Idealmente, esta seria uma noite de estreia na cidade do Porto. A entrada em palco de “A Lei de Sócrates” pela mão da companhia As Boas Raparigas vão para o Céu, as Más para Todo o Lado foi substituída por uma venda. O Estúdio Zero foi hoje a montra do espólio da companhia. Pelo chão e nos cabides vendem-se dez anos de história.

Pela voz comovida de Maria do Céu Ribeiro perpassam as memórias contidas em cada objecto que está hoje à venda. Até à meia noite de hoje o espólio da As Boas Raparigas está à venda para fazer face às despesas correntes. “Não é possível funcionar sem pagar electricidade, telefone ou Internet”, desabafa a actriz Maria do Céu Ribeiro.

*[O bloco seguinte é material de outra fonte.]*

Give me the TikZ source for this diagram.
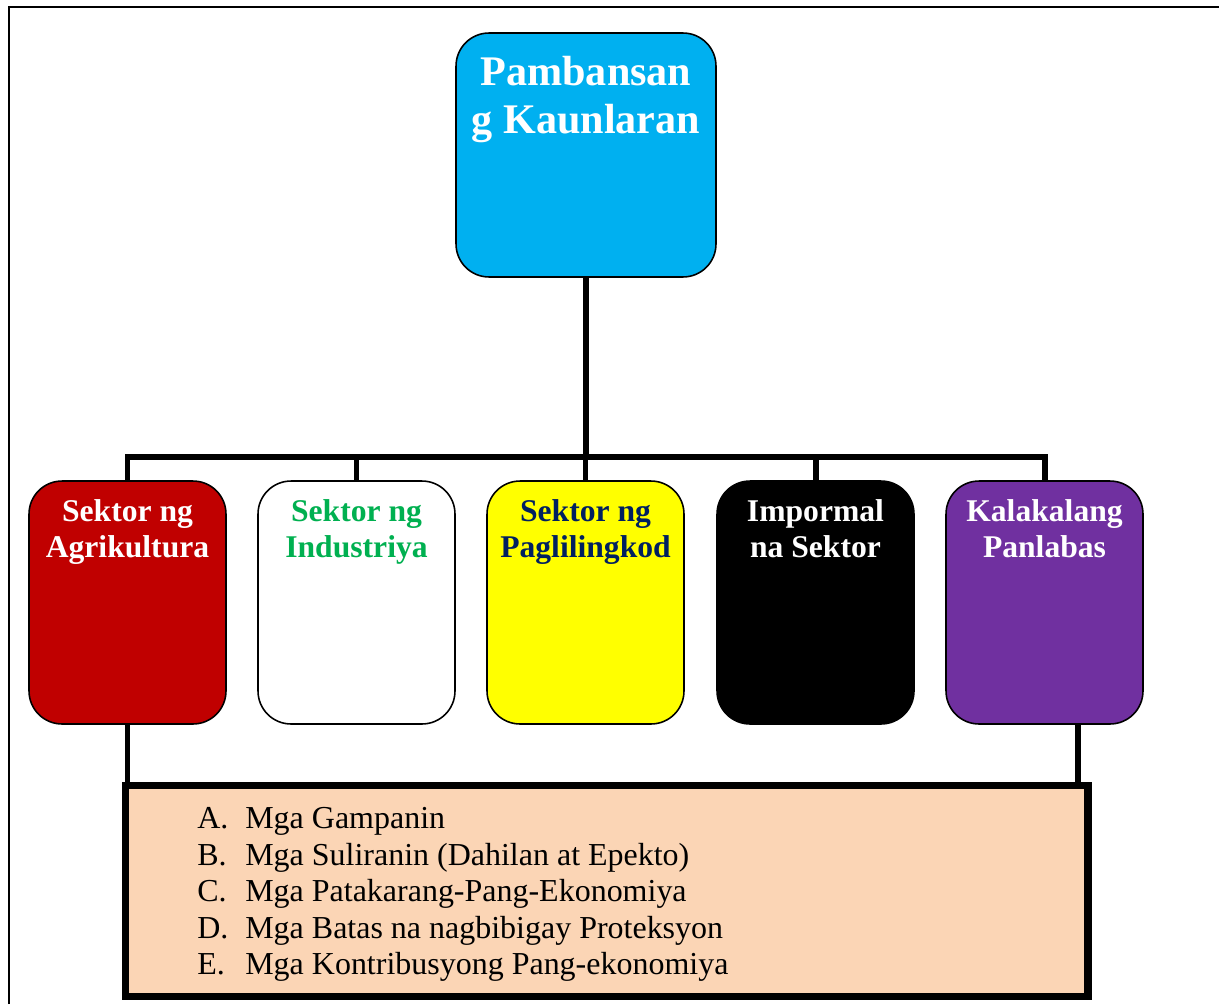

A situação da As Boas Raparigas deriva da crise que afecta por estes dias o teatro do norte. O último concurso do Instituto das Artes para a atribuição de verbas para os próximos dois anos para as companhias de teatro nacionais está envolto em polémica. As queixas das companhias nortenhas passam pela insuficiência de verbas que lhes foram destinadas e pela alegada incompetência da comissão avaliadora. A 28 de Abril surge uma providência cautelar interposta pela Panmixia – Associação Cultural, que não recebeu qualquer tipo de verbas, como forma de protesto “contra o júri” que, diz José Carretas da Panmixia, “cometeu três pecados: ilegalidade, parcialidade e desigualdade”,

A decisão da Panmixia recorrer aos tribunais contribui para o agudizar da situação do teatro do norte. Enquanto o processo permanecer na justiça, as verbas destinadas à região norte estão congeladas.

Teatro do norte em risco

“Optámos por ficar em dívida no banco para estrear o próximo espectáculo, mas depois de Julho temos que pagar o empréstimo”, afirma Jorge Mendo do Teatro Bruto. O próximo projecto do Teatro Bruto será uma co-produção com o TECA. Depois do fim do espectáculo o futuro da companhia é uma incógnita. “Se o problema não for resolvido até ao fim do nosso espectáculo temos que parar. Teremos que colocar um ponto final não só com a parte criativa, mas também com a estrutura administrativa”, diz Jorge Mendo. “Muito provavelmente teremos que fechar”, remata.

O risco de ruptura parece ser uma realidade para a maioria das companhias nortenhas. Nem as mais antigas e mais fortes parecem capazes de resistir numa actividade que não nega a sua subsidiodependência. “Toda a nossa actividade foi feita à base de empréstimos, agora sem as verbas, toda a nossa capacidade de endividamento desapareceu”, afirma António Reis da Seiva Trupe.

Mesmo a Seiva Trupe, que é a maior companhia do Porto e aquela que mais verbas recebia, encontra-se, actualmente, a viver uma situação complicada. Com a regionalização da atribuição dos subsídios, aquela que era “a nível nacional a quinta companhia mais forte passou, agora, para o vigésimo quinto posto”, acusa António Reis.

A Seiva Trupe acabou por se ver prejudicada com a insuficência de verbas atribuídas à região norte e vive agora uma altura de indefinição com empréstimos e salários por pagar.